French President Emmanuel Macron said on Thursday Europe should prepare for war if it wants peace, calling President Vladimir Putin’s Russia an adversary that would not stop in Ukraine if it defeated Kyiv’s troops in the two-year old conflict.

Macron caused controversy last month after he said he could not rule out the deployment of ground troops in Ukraine in the future, with many leaders distancing themselves from that while others, especially in eastern Europe, expressed support.

“If Russia wins this war, Europe’s credibility will be reduced to zero,” Macron said in a television interview.

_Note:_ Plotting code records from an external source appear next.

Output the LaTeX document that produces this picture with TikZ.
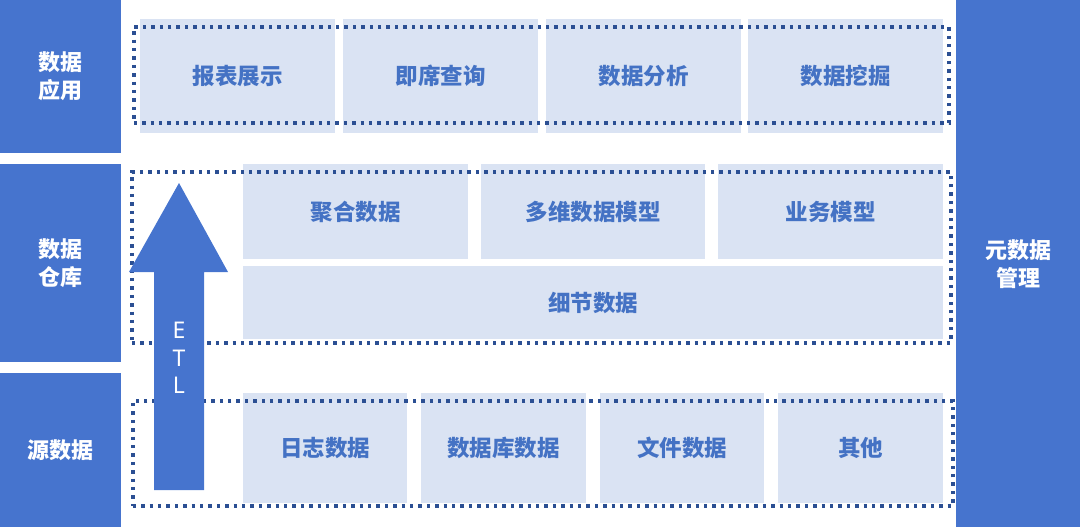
\documentclass[tikz,border=0pt]{standalone}
\usepackage{fontspec}
\newfontfamily\cjk{Noto Sans CJK SC}
\newfontfamily\etlfont{Noto Sans}
\definecolor{darkblue}{HTML}{4674CE}
\definecolor{lightbox}{HTML}{DAE3F3}
\definecolor{boxtext}{HTML}{4472C4}
\definecolor{dotcol}{HTML}{2B4F93}
\begin{document}
\begin{tikzpicture}[x=1pt,y=-1pt,
  side/.style={fill=darkblue,draw=none,inner sep=0pt,anchor=north west,
    text=white,font=\cjk\bfseries\fontsize{22}{28}\selectfont,align=center},
  cell/.style={fill=lightbox,draw=none,inner sep=0pt,anchor=north west,
    text=boxtext,font=\cjk\bfseries\fontsize{22.5}{28}\selectfont},
  dotframe/.style={draw=dotcol,line width=3.6pt,dash pattern=on 3.4pt off 5pt,
    fill=none,inner sep=0pt,anchor=north west},
  etlarrow/.style={fill=darkblue,draw=none}]
\useasboundingbox (0,0) rectangle (1080,527);
% left labels
\node[side,minimum width=121pt,minimum height=153pt] (app) at (0,0) {数据\\应用};
\node[side,minimum width=121pt,minimum height=198pt] (dw) at (0,164) {数据\\仓库};
\node[side,minimum width=121pt,minimum height=154pt] (src) at (0,373) {源数据};
% right column
\node[side,minimum width=124pt,minimum height=527pt] (meta) at (956,0) {元数据\\管理};
% top row
\node[cell,minimum width=195pt,minimum height=114pt] (c1) at (140,19) {报表展示};
\node[cell,minimum width=195pt,minimum height=114pt] (c2) at (343,19) {即席查询};
\node[cell,minimum width=195pt,minimum height=114pt] (c3) at (546,19) {数据分析};
\node[cell,minimum width=195pt,minimum height=114pt] (c4) at (748,19) {数据挖掘};
% warehouse
\node[cell,minimum width=225pt,minimum height=95pt] (w1) at (243,164) {聚合数据};
\node[cell,minimum width=224pt,minimum height=95pt] (w2) at (481,164) {多维数据模型};
\node[cell,minimum width=225pt,minimum height=95pt] (w3) at (718,164) {业务模型};
\node[cell,minimum width=700pt,minimum height=73pt] (w4) at (243,266) {细节数据};
% source
\node[cell,minimum width=164pt,minimum height=110pt] (s1) at (243,393) {日志数据};
\node[cell,minimum width=165pt,minimum height=110pt] (s2) at (421,393) {数据库数据};
\node[cell,minimum width=164pt,minimum height=110pt] (s3) at (600,393) {文件数据};
\node[cell,minimum width=165pt,minimum height=110pt] (s4) at (778,393) {其他};
% dotted frames
\node[dotframe,minimum width=815pt,minimum height=96pt] (f1) at (132,25) {};
\node[dotframe,minimum width=819pt,minimum height=171pt] (f2) at (130,170) {};
\node[dotframe,minimum width=820pt,minimum height=105pt] (f3) at (131,399) {};
% ETL arrow
\fill[etlarrow] (154,490) -- (154,272) -- (129,272) -- (179,183) -- (228,272)
  -- (204,272) -- (204,490) -- cycle;
\node[text=white,font=\etlfont\fontsize{23}{27.5}\selectfont,align=center,inner sep=0pt]
  (etl) at (179,358) {E\\T\\L};
\end{tikzpicture}
\end{document}
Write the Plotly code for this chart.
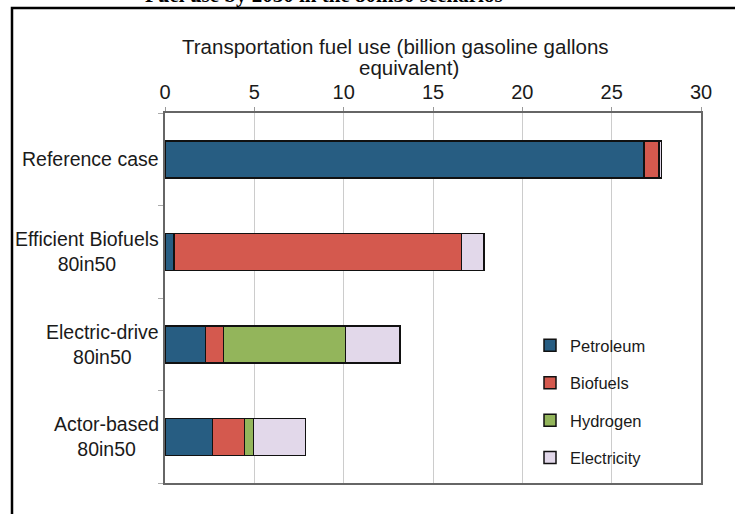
import plotly.graph_objects as go

categories = ["Reference case", "Efficient Biofuels<br>80in50", "Electric-drive<br>80in50", "Actor-based<br>80in50"]
petroleum = [26.8, 0.5, 2.26, 2.67]
biofuels = [0.85, 16.1, 1.0, 1.77]
hydrogen = [0.0, 0.0, 6.85, 0.5]
electricity = [0.15, 1.25, 3.05, 2.93]
series_names = ["Petroleum", "Biofuels", "Hydrogen", "Electricity"]
series_colors = ["#275d82", "#d4594e", "#93b55b", "#e2d8ea"]
x_ticks = [0, 5, 10, 15, 20, 25, 30]

W, H = 735, 514
L, R, T, B = 165, 34, 113, 31
pw, ph = W - L - R, H - T - B

def px(xp):
    return (xp - L) / pw

def py(yp):
    return (H - B - yp) / ph

fig = go.Figure()
for name, vals, col in zip(series_names, [petroleum, biofuels, hydrogen, electricity], series_colors):
    fig.add_trace(go.Bar(
        y=list(range(len(categories))), x=vals, name=name, orientation="h",
        legendgroup=name,
        marker=dict(color=col, line=dict(color="#111111", width=1.5)),
    ))

font_main = "Liberation Sans, Arial, sans-serif"
annotations = []
for i, c in enumerate(categories):
    annotations.append(dict(
        x=px(161), xref="paper", y=i, yref="y", text=c, showarrow=False,
        xanchor="right", yanchor="middle", align="center",
        font=dict(family=font_main, size=19.5, color="#1a1a1a"),
    ))
annotations.append(dict(
    x=px(395), xref="paper", y=py(46), yref="paper",
    text="Transportation fuel use (billion gasoline gallons", showarrow=False,
    xanchor="center", yanchor="middle", font=dict(family=font_main, size=20.5, color="#1a1a1a")))
annotations.append(dict(
    x=px(409), xref="paper", y=py(68), yref="paper",
    text="equivalent)", showarrow=False,
    xanchor="center", yanchor="middle", font=dict(family=font_main, size=20.5, color="#1a1a1a")))
annotations.append(dict(
    x=px(505), xref="paper", y=py(8.5), yref="paper",
    text="<b>Fuel use by 2050 in the 80in50 scenarios</b>", showarrow=False,
    xanchor="right", yanchor="bottom", font=dict(family="Liberation Serif, Times New Roman, serif", size=21, color="#000000")))

fig.update_layout(
    width=W, height=H,
    margin=dict(l=L, r=R, t=T, b=B),
    paper_bgcolor="white", plot_bgcolor="white",
    barmode="stack", bargap=0.6,
    showlegend=True,
    legend=dict(
        x=px(530), y=py(328), xanchor="left", yanchor="top",
        traceorder="grouped", tracegroupgap=13,
        font=dict(family=font_main, size=16.5, color="#1a1a1a"),
        bgcolor="rgba(0,0,0,0)", itemwidth=30,
    ),
    annotations=annotations,
    shapes=[dict(type="rect", xref="paper", yref="paper",
                 x0=px(12), x1=px(760), y0=py(540), y1=py(8),
                 line=dict(color="#000000", width=2.5), layer="above")],
)

fig.update_xaxes(
    side="top", range=[0, 30], tickvals=x_ticks, ticktext=[str(v) for v in x_ticks],
    showgrid=True, gridcolor="#cccccc", gridwidth=1,
    showline=True, linecolor="#666666", linewidth=1.5, mirror=True,
    ticks="outside", ticklen=4, tickcolor="#999999",
    tickfont=dict(family=font_main, size=20, color="#1a1a1a"),
    zeroline=False,
)
fig.update_yaxes(
    type="linear", range=[3.5, -0.5], showticklabels=False,
    tickvals=[-0.5, 0.5, 1.5, 2.5, 3.5],
    showgrid=False, zeroline=False,
    showline=True, linecolor="#666666", linewidth=1.5, mirror=True,
    ticks="outside", ticklen=5, tickcolor="#aaaaaa",
)

fig.write_html("out.html", config={"displayModeBar": False},
               post_script="document.body.style.margin='0';document.body.style.overflow='hidden';")
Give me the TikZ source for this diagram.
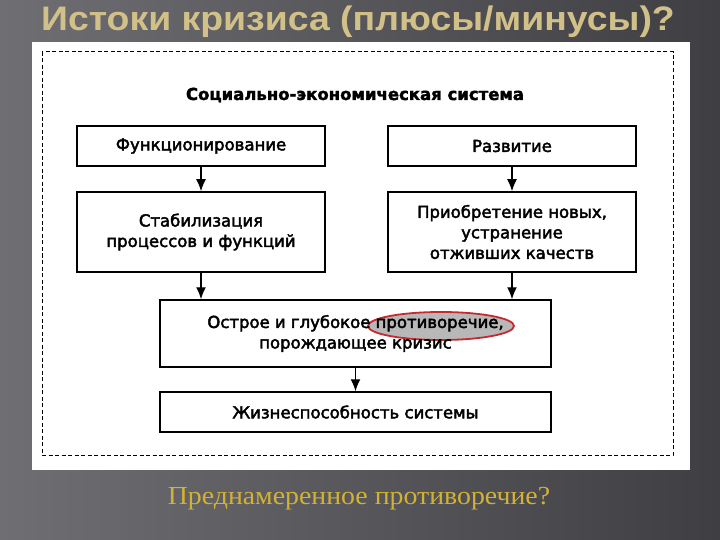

He said it was important for Europe not to draw red lines, which would signal weakness to the Kremlin and encourage it to push on with its invasion of Ukraine. He refused to give detail on what a deployment to Ukraine might look like.

“I have reasons not to be precise,” he said. “I’m not going to give (Putin) visibility.”

He said France would never initiate an offensive against Russia, and that Paris was not at war with Moscow, despite the fact that Russia had launched aggressive attacks against French interests in and outside France.

“Russia is an adversary,” he said, declining to call it an enemy.

Macron said Ukraine was in a “difficult” situation on the ground and that stronger support from allies was necessary.

He also said he hoped that the time would come one day to negotiate peace with a Russian president “whoever it might be”, for the first envisaging the possibility of Putin no longer being in charge in Russia.